While the A9 and A9X would be trounced by a Xeon, Apple could "easily" design a high performance CPU using the ARM ISA and built on the TSMC high performance 7 nm node. The CPU would cost Apple much less than what Intel would charge for a Xeon and Apple could custom design the CPU for its own workloads.
The Xeon's days are numbered. The big question is whether Apple decides to sell cloud services to third parties. Their cost advantage would overwhelm Google, Microsoft and AWS. It is precisely the reason Microsoft desperately needs to move off of x86, but they have shown no ability to do so. And it is the likely reason that Google has been looking at designing their own ARM based CPU.
I myself bought my last x86 CPU based machine 3 years ago. Until Apple comes out with an ARM based MacBook or Mac Mini, all my computing needs will be handled by my iPhone, iPad and current iMac which I don't plan on upgrading from until Apple releases an ARM based machine.
The iMac is essentially used only as a print server as my iPad pro serves nearly all of my computing needs otherwise.
50,000 photos............really. You may have a hoarding problem.
Hoarding problem? Are you kidding? Even a semi-professional photographer easily shoots a few hundred pics in a session, many for good reason do not delete pictures and instead simply rank them. A pro photographer accumulates that many pictures easily within a year,
Same with music: a few thousand albums are quickly together if you like music.
Movies: just the Criterion collection of some of the best movies is a few hundred, and then there are other good movies; then throw in some flicks for the kids, documentaries, etc. and again you get up there.

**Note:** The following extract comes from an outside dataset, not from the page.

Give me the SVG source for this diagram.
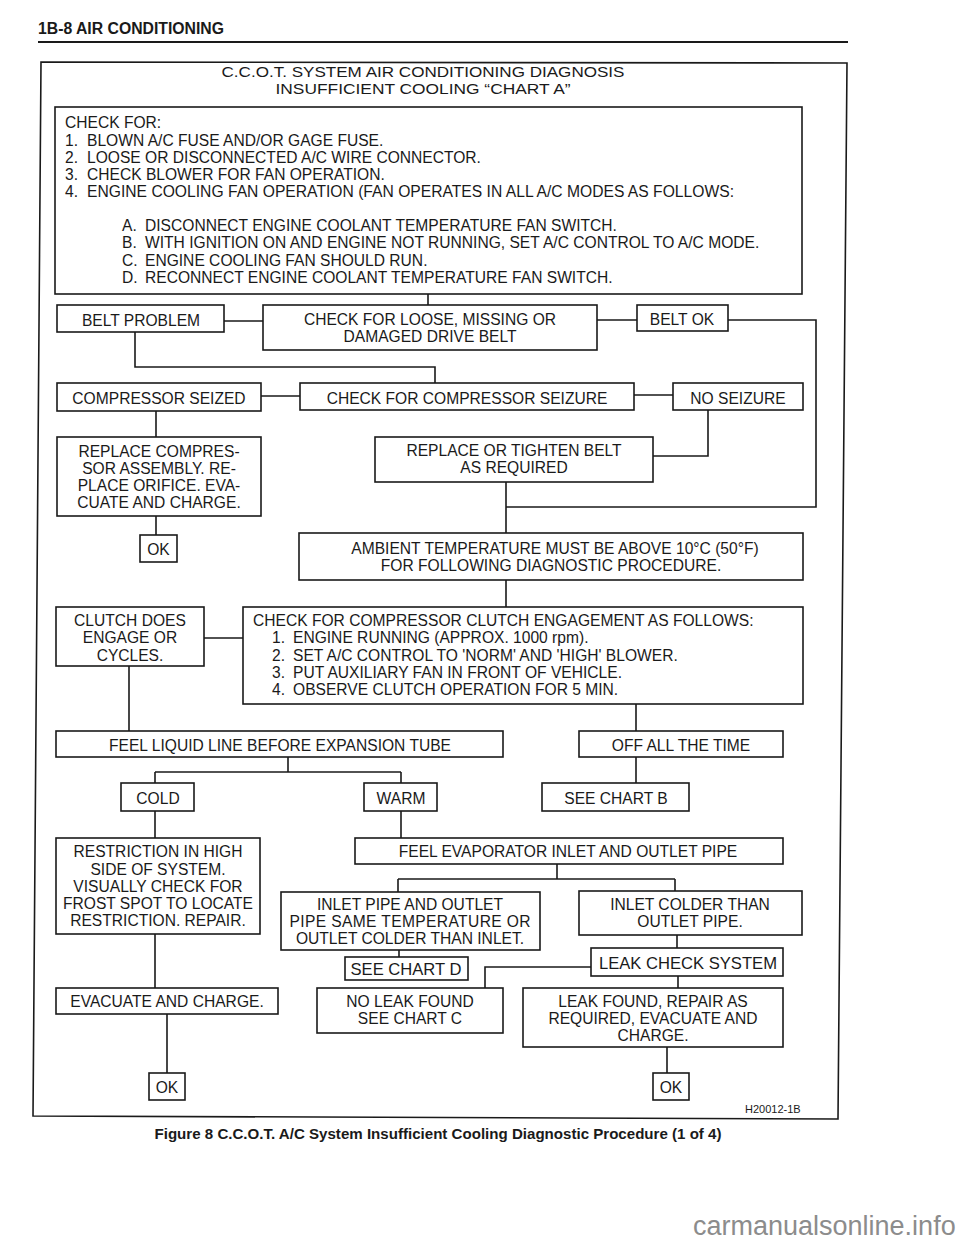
<svg xmlns="http://www.w3.org/2000/svg" width="960" height="1242" viewBox="0 0 960 1242">
<style>
.b{fill:none;stroke:#1a1a1a;stroke-width:1.6}
.t{font-family:"Liberation Sans",Arial,sans-serif;font-size:15.6px;fill:#1a1a1a}
.c{text-anchor:middle}
.L{font-size:16.6px}
.w{fill:none;stroke:#1a1a1a;stroke-width:1.6}
</style>
<rect width="960" height="1242" fill="#fff"/>
<g id="header">
<text class="t" x="38" y="34" style="font-weight:bold;font-size:16px" textLength="186" lengthAdjust="spacingAndGlyphs">1B-8 AIR CONDITIONING</text>
<line x1="38" y1="42" x2="848" y2="42" stroke="#1a1a1a" stroke-width="2"/>
</g>
<g id="frame">
<path class="b" d="M41,62 L847,63 L838,1119 L33,1116 Z"/>
<text class="t c" x="423" y="77" style="font-size:15px" textLength="403" lengthAdjust="spacingAndGlyphs">C.C.O.T. SYSTEM AIR CONDITIONING DIAGNOSIS</text>
<text class="t c" x="423" y="94" style="font-size:15px" textLength="295" lengthAdjust="spacingAndGlyphs">INSUFFICIENT COOLING “CHART A”</text>
<text class="t" x="745" y="1113" style="font-size:11px">H20012-1B</text>
</g>
<g id="n-checkfor">
<rect class="b" x="55" y="107" width="747" height="187"/>
<text class="t" x="65" y="128">CHECK FOR:</text>
<text class="t" x="65" y="145.5">1.</text><text class="t" x="87" y="145.5">BLOWN A/C FUSE AND/OR GAGE FUSE.</text>
<text class="t" x="65" y="162.7">2.</text><text class="t" x="87" y="162.7">LOOSE OR DISCONNECTED A/C WIRE CONNECTOR.</text>
<text class="t" x="65" y="180">3.</text><text class="t" x="87" y="180">CHECK BLOWER FOR FAN OPERATION.</text>
<text class="t" x="65" y="197">4.</text><text class="t" x="87" y="197" textLength="647" lengthAdjust="spacingAndGlyphs">ENGINE COOLING FAN OPERATION (FAN OPERATES IN ALL A/C MODES AS FOLLOWS:</text>
<text class="t" x="122" y="231">A.</text><text class="t" x="145" y="231">DISCONNECT ENGINE COOLANT TEMPERATURE FAN SWITCH.</text>
<text class="t" x="122" y="248">B.</text><text class="t" x="145" y="248">WITH IGNITION ON AND ENGINE NOT RUNNING, SET A/C CONTROL TO A/C MODE.</text>
<text class="t" x="122" y="265.5">C.</text><text class="t" x="145" y="265.5">ENGINE COOLING FAN SHOULD RUN.</text>
<text class="t" x="122" y="283">D.</text><text class="t" x="145" y="283">RECONNECT ENGINE COOLANT TEMPERATURE FAN SWITCH.</text>
</g>
<g id="n-beltproblem"><rect class="b" x="57" y="305" width="167" height="27"/><text class="t c" x="141" y="325.5">BELT PROBLEM</text></g>
<g id="n-checkloose"><rect class="b" x="263" y="305" width="334" height="45"/><text class="t c" x="430" y="325">CHECK FOR LOOSE, MISSING OR</text><text class="t c" x="430" y="342">DAMAGED DRIVE BELT</text></g>
<g id="n-beltok"><rect class="b" x="637" y="305" width="91" height="26"/><text class="t c" x="682" y="325">BELT OK</text></g>
<g id="n-compseized"><rect class="b" x="57" y="383" width="204" height="28"/><text class="t c" x="159" y="404">COMPRESSOR SEIZED</text></g>
<g id="n-checkseizure"><rect class="b" x="300" y="383" width="334" height="27"/><text class="t c" x="467" y="404">CHECK FOR COMPRESSOR SEIZURE</text></g>
<g id="n-noseizure"><rect class="b" x="673" y="383" width="130" height="27"/><text class="t c" x="738" y="404">NO SEIZURE</text></g>
<g id="n-replacecomp"><rect class="b" x="57" y="437" width="204" height="79"/>
<text class="t c" x="159" y="457">REPLACE COMPRES-</text><text class="t c" x="159" y="474">SOR ASSEMBLY. RE-</text><text class="t c" x="159" y="491">PLACE ORIFICE. EVA-</text><text class="t c" x="159" y="508">CUATE AND CHARGE.</text></g>
<g id="n-replacebelt"><rect class="b" x="375" y="437" width="278" height="45"/><text class="t c" x="514" y="456">REPLACE OR TIGHTEN BELT</text><text class="t c" x="514" y="473">AS REQUIRED</text></g>
<g id="n-ok1"><rect class="b" x="140" y="535" width="37" height="27"/><text class="t c" x="158.5" y="555">OK</text></g>
<g id="n-ambient"><rect class="b" x="299" y="533" width="504" height="47"/><text class="t c" x="555" y="554">AMBIENT TEMPERATURE MUST BE ABOVE 10°C (50°F)</text><text class="t c" x="551" y="571">FOR FOLLOWING DIAGNOSTIC PROCEDURE.</text></g>
<g id="n-checkclutch"><rect class="b" x="243" y="607" width="560" height="97"/>
<text class="t" x="253" y="626">CHECK FOR COMPRESSOR CLUTCH ENGAGEMENT AS FOLLOWS:</text>
<text class="t" x="272" y="643">1.</text><text class="t" x="293" y="643">ENGINE RUNNING (APPROX. 1000 rpm).</text>
<text class="t" x="272" y="660.5">2.</text><text class="t" x="293" y="660.5">SET A/C CONTROL TO 'NORM' AND 'HIGH' BLOWER.</text>
<text class="t" x="272" y="677.5">3.</text><text class="t" x="293" y="677.5">PUT AUXILIARY FAN IN FRONT OF VEHICLE.</text>
<text class="t" x="272" y="695">4.</text><text class="t" x="293" y="695">OBSERVE CLUTCH OPERATION FOR 5 MIN.</text></g>
<g id="n-clutchdoes"><rect class="b" x="56" y="607" width="148" height="59"/><text class="t c" x="130" y="626">CLUTCH DOES</text><text class="t c" x="130" y="643">ENGAGE OR</text><text class="t c" x="130" y="661">CYCLES.</text></g>
<g id="n-feelliquid"><rect class="b" x="56" y="731" width="447" height="26"/><text class="t c" x="280" y="751">FEEL LIQUID LINE BEFORE EXPANSION TUBE</text></g>
<g id="n-offall"><rect class="b" x="579" y="731" width="204" height="26"/><text class="t c" x="681" y="751">OFF ALL THE TIME</text></g>
<g id="n-cold"><rect class="b" x="121" y="783" width="73" height="28"/><text class="t c" x="158" y="804">COLD</text></g>
<g id="n-warm"><rect class="b" x="364" y="783" width="73" height="28"/><text class="t c" x="401" y="804">WARM</text></g>
<g id="n-chartb"><rect class="b" x="542" y="783" width="147" height="28"/><text class="t c" x="616" y="804">SEE CHART B</text></g>
<g id="n-restriction"><rect class="b" x="56" y="838" width="204" height="96"/>
<text class="t c" x="158" y="857">RESTRICTION IN HIGH</text><text class="t c" x="158" y="874.5">SIDE OF SYSTEM.</text><text class="t c" x="158" y="892">VISUALLY CHECK FOR</text><text class="t c" x="158" y="909">FROST SPOT TO LOCATE</text><text class="t c" x="158" y="926">RESTRICTION. REPAIR.</text></g>
<g id="n-feelevap"><rect class="b" x="355" y="838" width="428" height="26"/><text class="t c" x="568" y="857">FEEL EVAPORATOR INLET AND OUTLET PIPE</text></g>
<g id="n-inletpipe"><rect class="b" x="281" y="892" width="259" height="58"/>
<text class="t c" x="410" y="910">INLET PIPE AND OUTLET</text><text class="t c" x="410" y="927" textLength="241" lengthAdjust="spacing">PIPE SAME TEMPERATURE OR</text><text class="t c" x="410" y="944">OUTLET COLDER THAN INLET.</text></g>
<g id="n-inletcolder"><rect class="b" x="579" y="891" width="223" height="44"/><text class="t c" x="690" y="910">INLET COLDER THAN</text><text class="t c" x="690" y="927">OUTLET PIPE.</text></g>
<g id="n-chartd"><rect class="b" x="345" y="957" width="123" height="23"/><text class="t c L" x="406" y="975">SEE CHART D</text></g>
<g id="n-leakcheck"><rect class="b" x="591" y="948" width="192" height="28"/><text class="t c L" x="688" y="969">LEAK CHECK SYSTEM</text></g>
<g id="n-evacuate"><rect class="b" x="56" y="988" width="222" height="26"/><text class="t c" x="167" y="1007">EVACUATE AND CHARGE.</text></g>
<g id="n-noleak"><rect class="b" x="317" y="988" width="186" height="45"/><text class="t c" x="410" y="1007">NO LEAK FOUND</text><text class="t c" x="410" y="1024">SEE CHART C</text></g>
<g id="n-leakfound"><rect class="b" x="523" y="988" width="260" height="59"/><text class="t c" x="653" y="1007">LEAK FOUND, REPAIR AS</text><text class="t c" x="653" y="1024">REQUIRED, EVACUATE AND</text><text class="t c" x="653" y="1041">CHARGE.</text></g>
<g id="n-ok2"><rect class="b" x="149" y="1073" width="36" height="27"/><text class="t c" x="167" y="1093">OK</text></g>
<g id="n-ok3"><rect class="b" x="653" y="1073" width="36" height="27"/><text class="t c" x="671" y="1093">OK</text></g>
<g id="connectors">
<path class="w" d="M428,294 V305 M224,321 H263 M597,320 H637 M728,320 H816 V507 H506 M135,332 V367 H435 V383 M261,396 H300 M634,395 H673 M708,410 V456 H653 M506,482 V533 M156,411 V437 M156,516 V535 M506,580 V607 M204,638 H243 M129,666 V731 M636,704 V731 M288,757 V772 M155,772 H401 M155,772 V783 M401,772 V783 M155,811 V838 M401,811 V838 M636,757 V783 M155,934 V988 M167,1014 V1073 M557,864 V879 M398,879 H675 M398,879 V892 M675,879 V891 M399,950 V957 M677,935 V948 M591,967 H485 V988 M678,976 V988 M667,1047 V1073"/>
</g>
<g id="caption">
<text class="t c" x="438" y="1139" style="font-size:15px;font-weight:bold" textLength="567" lengthAdjust="spacingAndGlyphs">Figure 8 C.C.O.T. A/C System Insufficient Cooling Diagnostic Procedure (1 of 4)</text>
<text x="693" y="1235" style="font-family:'Liberation Sans',Arial,sans-serif;font-size:27px;fill:#8c8c8c">carmanualsonline.info</text>
</g>
</svg>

That's also why Apple's current offerings suck: first 1TB isn't enough and second it's too expensive. A cloud cache service with selective backup of user specified critical data would be a lot more useful, even if in a default configuration it would act as it does now. We need something along the lines of PogoPlug, just working better...
Whatever happens the 50,000 sync is a product of your upload speed not Apple's backend.
The AppleTV could well be an option in they open up some APIs in tvOS -- or, more likely, a box similar to the AppleTV -- with a dedicated OS, more RAM, CPUs, Storage and I/O.
Another approach to running servers on ARM is Docker.
Docker is used by IBM in their recently-released Kitura Swift Web Server.
Docker provides platform independence and facilitates distributed systems. It does this using containers which encapsulate an app (like a web server) and its I/O OS (Windows, Linux, OS X, etc.) interfaces. These containers are managed by a small, embedded, performant Linux Kernel and VM.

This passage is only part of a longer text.